= STATED TASK =
Produce the listing below again, exactly as shown.

= THE INPUT =
━━━━━━━━━━━━━━━━━━━━━━━━━━━━━━

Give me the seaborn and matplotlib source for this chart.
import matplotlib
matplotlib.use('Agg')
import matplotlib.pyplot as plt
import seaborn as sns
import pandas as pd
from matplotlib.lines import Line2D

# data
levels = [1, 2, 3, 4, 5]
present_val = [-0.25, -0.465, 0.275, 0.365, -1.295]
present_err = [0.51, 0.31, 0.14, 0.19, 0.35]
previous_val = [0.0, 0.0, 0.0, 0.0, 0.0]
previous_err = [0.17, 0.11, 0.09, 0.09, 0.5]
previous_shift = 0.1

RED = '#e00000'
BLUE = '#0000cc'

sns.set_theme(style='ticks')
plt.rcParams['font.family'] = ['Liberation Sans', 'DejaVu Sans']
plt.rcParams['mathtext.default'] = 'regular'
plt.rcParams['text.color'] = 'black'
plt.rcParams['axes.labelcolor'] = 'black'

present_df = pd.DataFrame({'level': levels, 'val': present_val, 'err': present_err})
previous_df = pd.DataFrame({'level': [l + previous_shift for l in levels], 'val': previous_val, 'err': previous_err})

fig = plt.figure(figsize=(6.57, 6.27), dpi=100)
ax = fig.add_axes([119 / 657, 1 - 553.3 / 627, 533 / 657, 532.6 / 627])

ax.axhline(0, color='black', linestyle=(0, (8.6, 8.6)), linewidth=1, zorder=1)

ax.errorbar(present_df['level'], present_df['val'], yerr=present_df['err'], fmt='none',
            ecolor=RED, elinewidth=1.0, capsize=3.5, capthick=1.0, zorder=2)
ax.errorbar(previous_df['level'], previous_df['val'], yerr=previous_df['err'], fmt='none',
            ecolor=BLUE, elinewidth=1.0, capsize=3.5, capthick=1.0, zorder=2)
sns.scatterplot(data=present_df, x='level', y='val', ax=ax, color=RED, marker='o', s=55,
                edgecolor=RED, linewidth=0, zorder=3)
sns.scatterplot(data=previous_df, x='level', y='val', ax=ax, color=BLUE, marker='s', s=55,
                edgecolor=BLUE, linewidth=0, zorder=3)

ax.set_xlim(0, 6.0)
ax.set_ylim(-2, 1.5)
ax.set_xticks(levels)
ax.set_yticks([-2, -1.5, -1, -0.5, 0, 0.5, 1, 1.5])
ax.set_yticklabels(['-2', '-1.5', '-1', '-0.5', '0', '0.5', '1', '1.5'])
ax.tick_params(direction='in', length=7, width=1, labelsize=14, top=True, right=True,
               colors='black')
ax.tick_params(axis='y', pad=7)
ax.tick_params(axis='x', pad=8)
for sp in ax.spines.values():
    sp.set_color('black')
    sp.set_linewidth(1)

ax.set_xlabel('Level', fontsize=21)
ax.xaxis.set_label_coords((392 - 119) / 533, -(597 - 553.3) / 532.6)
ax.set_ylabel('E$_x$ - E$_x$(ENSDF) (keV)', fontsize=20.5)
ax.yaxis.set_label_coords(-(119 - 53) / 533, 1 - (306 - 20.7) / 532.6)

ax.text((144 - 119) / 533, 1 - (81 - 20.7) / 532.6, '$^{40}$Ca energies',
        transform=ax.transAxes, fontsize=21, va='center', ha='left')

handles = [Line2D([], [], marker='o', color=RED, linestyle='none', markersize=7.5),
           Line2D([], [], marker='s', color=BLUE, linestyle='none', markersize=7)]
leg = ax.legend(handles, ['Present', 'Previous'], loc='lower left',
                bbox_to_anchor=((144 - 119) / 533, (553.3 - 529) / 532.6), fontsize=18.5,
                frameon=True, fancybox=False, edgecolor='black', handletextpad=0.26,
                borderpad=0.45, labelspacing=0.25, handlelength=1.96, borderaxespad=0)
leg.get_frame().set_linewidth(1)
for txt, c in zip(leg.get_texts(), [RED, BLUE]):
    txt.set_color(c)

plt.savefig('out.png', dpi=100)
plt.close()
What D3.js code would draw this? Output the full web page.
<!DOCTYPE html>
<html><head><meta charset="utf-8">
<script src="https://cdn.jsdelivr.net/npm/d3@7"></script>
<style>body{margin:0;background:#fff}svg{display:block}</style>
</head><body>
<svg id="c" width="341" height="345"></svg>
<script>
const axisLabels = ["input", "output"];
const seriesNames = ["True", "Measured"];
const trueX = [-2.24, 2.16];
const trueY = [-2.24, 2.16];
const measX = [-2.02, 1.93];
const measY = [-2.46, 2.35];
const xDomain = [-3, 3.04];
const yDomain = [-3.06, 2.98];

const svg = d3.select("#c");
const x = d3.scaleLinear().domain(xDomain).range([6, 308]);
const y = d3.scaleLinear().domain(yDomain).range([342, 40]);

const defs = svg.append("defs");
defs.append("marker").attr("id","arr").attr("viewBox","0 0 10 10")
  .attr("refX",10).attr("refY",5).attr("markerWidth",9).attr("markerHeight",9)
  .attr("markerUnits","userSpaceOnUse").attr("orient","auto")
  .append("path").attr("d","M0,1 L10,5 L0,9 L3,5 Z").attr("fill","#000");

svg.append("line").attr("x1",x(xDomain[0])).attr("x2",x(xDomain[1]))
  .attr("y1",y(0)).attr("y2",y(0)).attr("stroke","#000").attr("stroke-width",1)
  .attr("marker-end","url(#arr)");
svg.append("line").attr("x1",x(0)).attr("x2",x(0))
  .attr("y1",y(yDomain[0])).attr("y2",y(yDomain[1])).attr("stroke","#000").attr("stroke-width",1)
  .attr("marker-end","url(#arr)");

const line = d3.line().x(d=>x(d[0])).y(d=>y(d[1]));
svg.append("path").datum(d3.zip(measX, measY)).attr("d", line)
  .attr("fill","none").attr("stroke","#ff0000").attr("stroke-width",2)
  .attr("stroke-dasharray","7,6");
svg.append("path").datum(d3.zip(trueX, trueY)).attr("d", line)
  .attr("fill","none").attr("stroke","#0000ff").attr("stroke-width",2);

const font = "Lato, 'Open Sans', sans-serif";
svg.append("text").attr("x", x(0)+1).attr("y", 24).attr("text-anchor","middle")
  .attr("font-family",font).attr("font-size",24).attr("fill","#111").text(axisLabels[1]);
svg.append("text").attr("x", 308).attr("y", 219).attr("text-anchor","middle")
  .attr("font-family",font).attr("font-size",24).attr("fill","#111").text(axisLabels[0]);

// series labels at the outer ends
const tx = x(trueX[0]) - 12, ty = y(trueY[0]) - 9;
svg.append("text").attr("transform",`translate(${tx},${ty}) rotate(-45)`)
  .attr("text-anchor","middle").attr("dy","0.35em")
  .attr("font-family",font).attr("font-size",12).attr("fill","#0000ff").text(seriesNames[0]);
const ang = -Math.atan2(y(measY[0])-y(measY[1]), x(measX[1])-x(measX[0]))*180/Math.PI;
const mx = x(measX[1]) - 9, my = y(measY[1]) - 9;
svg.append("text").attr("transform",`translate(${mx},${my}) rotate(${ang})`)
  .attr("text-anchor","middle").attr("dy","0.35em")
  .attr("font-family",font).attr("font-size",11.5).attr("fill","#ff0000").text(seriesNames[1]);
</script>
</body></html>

━━━━━━━━━━━━━━━━━━━━━━━━━━━━━━

= OUTPUT BELOW =
Give me the seaborn and matplotlib source for this chart.
import matplotlib
matplotlib.use('Agg')
import matplotlib.pyplot as plt
import seaborn as sns
import pandas as pd
from matplotlib.lines import Line2D

# data
levels = [1, 2, 3, 4, 5]
present_val = [-0.25, -0.465, 0.275, 0.365, -1.295]
present_err = [0.51, 0.31, 0.14, 0.19, 0.35]
previous_val = [0.0, 0.0, 0.0, 0.0, 0.0]
previous_err = [0.17, 0.11, 0.09, 0.09, 0.5]
previous_shift = 0.1

RED = '#e00000'
BLUE = '#0000cc'

sns.set_theme(style='ticks')
plt.rcParams['font.family'] = ['Liberation Sans', 'DejaVu Sans']
plt.rcParams['mathtext.default'] = 'regular'
plt.rcParams['text.color'] = 'black'
plt.rcParams['axes.labelcolor'] = 'black'

present_df = pd.DataFrame({'level': levels, 'val': present_val, 'err': present_err})
previous_df = pd.DataFrame({'level': [l + previous_shift for l in levels], 'val': previous_val, 'err': previous_err})

fig = plt.figure(figsize=(6.57, 6.27), dpi=100)
ax = fig.add_axes([119 / 657, 1 - 553.3 / 627, 533 / 657, 532.6 / 627])

ax.axhline(0, color='black', linestyle=(0, (8.6, 8.6)), linewidth=1, zorder=1)

ax.errorbar(present_df['level'], present_df['val'], yerr=present_df['err'], fmt='none',
            ecolor=RED, elinewidth=1.0, capsize=3.5, capthick=1.0, zorder=2)
ax.errorbar(previous_df['level'], previous_df['val'], yerr=previous_df['err'], fmt='none',
            ecolor=BLUE, elinewidth=1.0, capsize=3.5, capthick=1.0, zorder=2)
sns.scatterplot(data=present_df, x='level', y='val', ax=ax, color=RED, marker='o', s=55,
                edgecolor=RED, linewidth=0, zorder=3)
sns.scatterplot(data=previous_df, x='level', y='val', ax=ax, color=BLUE, marker='s', s=55,
                edgecolor=BLUE, linewidth=0, zorder=3)

ax.set_xlim(0, 6.0)
ax.set_ylim(-2, 1.5)
ax.set_xticks(levels)
ax.set_yticks([-2, -1.5, -1, -0.5, 0, 0.5, 1, 1.5])
ax.set_yticklabels(['-2', '-1.5', '-1', '-0.5', '0', '0.5', '1', '1.5'])
ax.tick_params(direction='in', length=7, width=1, labelsize=14, top=True, right=True,
               colors='black')
ax.tick_params(axis='y', pad=7)
ax.tick_params(axis='x', pad=8)
for sp in ax.spines.values():
    sp.set_color('black')
    sp.set_linewidth(1)

ax.set_xlabel('Level', fontsize=21)
ax.xaxis.set_label_coords((392 - 119) / 533, -(597 - 553.3) / 532.6)
ax.set_ylabel('E$_x$ - E$_x$(ENSDF) (keV)', fontsize=20.5)
ax.yaxis.set_label_coords(-(119 - 53) / 533, 1 - (306 - 20.7) / 532.6)

ax.text((144 - 119) / 533, 1 - (81 - 20.7) / 532.6, '$^{40}$Ca energies',
        transform=ax.transAxes, fontsize=21, va='center', ha='left')

handles = [Line2D([], [], marker='o', color=RED, linestyle='none', markersize=7.5),
           Line2D([], [], marker='s', color=BLUE, linestyle='none', markersize=7)]
leg = ax.legend(handles, ['Present', 'Previous'], loc='lower left',
                bbox_to_anchor=((144 - 119) / 533, (553.3 - 529) / 532.6), fontsize=18.5,
                frameon=True, fancybox=False, edgecolor='black', handletextpad=0.26,
                borderpad=0.45, labelspacing=0.25, handlelength=1.96, borderaxespad=0)
leg.get_frame().set_linewidth(1)
for txt, c in zip(leg.get_texts(), [RED, BLUE]):
    txt.set_color(c)

plt.savefig('out.png', dpi=100)
plt.close()
What D3.js code would draw this? Output the full web page.
<!DOCTYPE html>
<html><head><meta charset="utf-8">
<script src="https://cdn.jsdelivr.net/npm/d3@7"></script>
<style>body{margin:0;background:#fff}svg{display:block}</style>
</head><body>
<svg id="c" width="341" height="345"></svg>
<script>
const axisLabels = ["input", "output"];
const seriesNames = ["True", "Measured"];
const trueX = [-2.24, 2.16];
const trueY = [-2.24, 2.16];
const measX = [-2.02, 1.93];
const measY = [-2.46, 2.35];
const xDomain = [-3, 3.04];
const yDomain = [-3.06, 2.98];

const svg = d3.select("#c");
const x = d3.scaleLinear().domain(xDomain).range([6, 308]);
const y = d3.scaleLinear().domain(yDomain).range([342, 40]);

const defs = svg.append("defs");
defs.append("marker").attr("id","arr").attr("viewBox","0 0 10 10")
  .attr("refX",10).attr("refY",5).attr("markerWidth",9).attr("markerHeight",9)
  .attr("markerUnits","userSpaceOnUse").attr("orient","auto")
  .append("path").attr("d","M0,1 L10,5 L0,9 L3,5 Z").attr("fill","#000");

svg.append("line").attr("x1",x(xDomain[0])).attr("x2",x(xDomain[1]))
  .attr("y1",y(0)).attr("y2",y(0)).attr("stroke","#000").attr("stroke-width",1)
  .attr("marker-end","url(#arr)");
svg.append("line").attr("x1",x(0)).attr("x2",x(0))
  .attr("y1",y(yDomain[0])).attr("y2",y(yDomain[1])).attr("stroke","#000").attr("stroke-width",1)
  .attr("marker-end","url(#arr)");

const line = d3.line().x(d=>x(d[0])).y(d=>y(d[1]));
svg.append("path").datum(d3.zip(measX, measY)).attr("d", line)
  .attr("fill","none").attr("stroke","#ff0000").attr("stroke-width",2)
  .attr("stroke-dasharray","7,6");
svg.append("path").datum(d3.zip(trueX, trueY)).attr("d", line)
  .attr("fill","none").attr("stroke","#0000ff").attr("stroke-width",2);

const font = "Lato, 'Open Sans', sans-serif";
svg.append("text").attr("x", x(0)+1).attr("y", 24).attr("text-anchor","middle")
  .attr("font-family",font).attr("font-size",24).attr("fill","#111").text(axisLabels[1]);
svg.append("text").attr("x", 308).attr("y", 219).attr("text-anchor","middle")
  .attr("font-family",font).attr("font-size",24).attr("fill","#111").text(axisLabels[0]);

// series labels at the outer ends
const tx = x(trueX[0]) - 12, ty = y(trueY[0]) - 9;
svg.append("text").attr("transform",`translate(${tx},${ty}) rotate(-45)`)
  .attr("text-anchor","middle").attr("dy","0.35em")
  .attr("font-family",font).attr("font-size",12).attr("fill","#0000ff").text(seriesNames[0]);
const ang = -Math.atan2(y(measY[0])-y(measY[1]), x(measX[1])-x(measX[0]))*180/Math.PI;
const mx = x(measX[1]) - 9, my = y(measY[1]) - 9;
svg.append("text").attr("transform",`translate(${mx},${my}) rotate(${ang})`)
  .attr("text-anchor","middle").attr("dy","0.35em")
  .attr("font-family",font).attr("font-size",11.5).attr("fill","#ff0000").text(seriesNames[1]);
</script>
</body></html>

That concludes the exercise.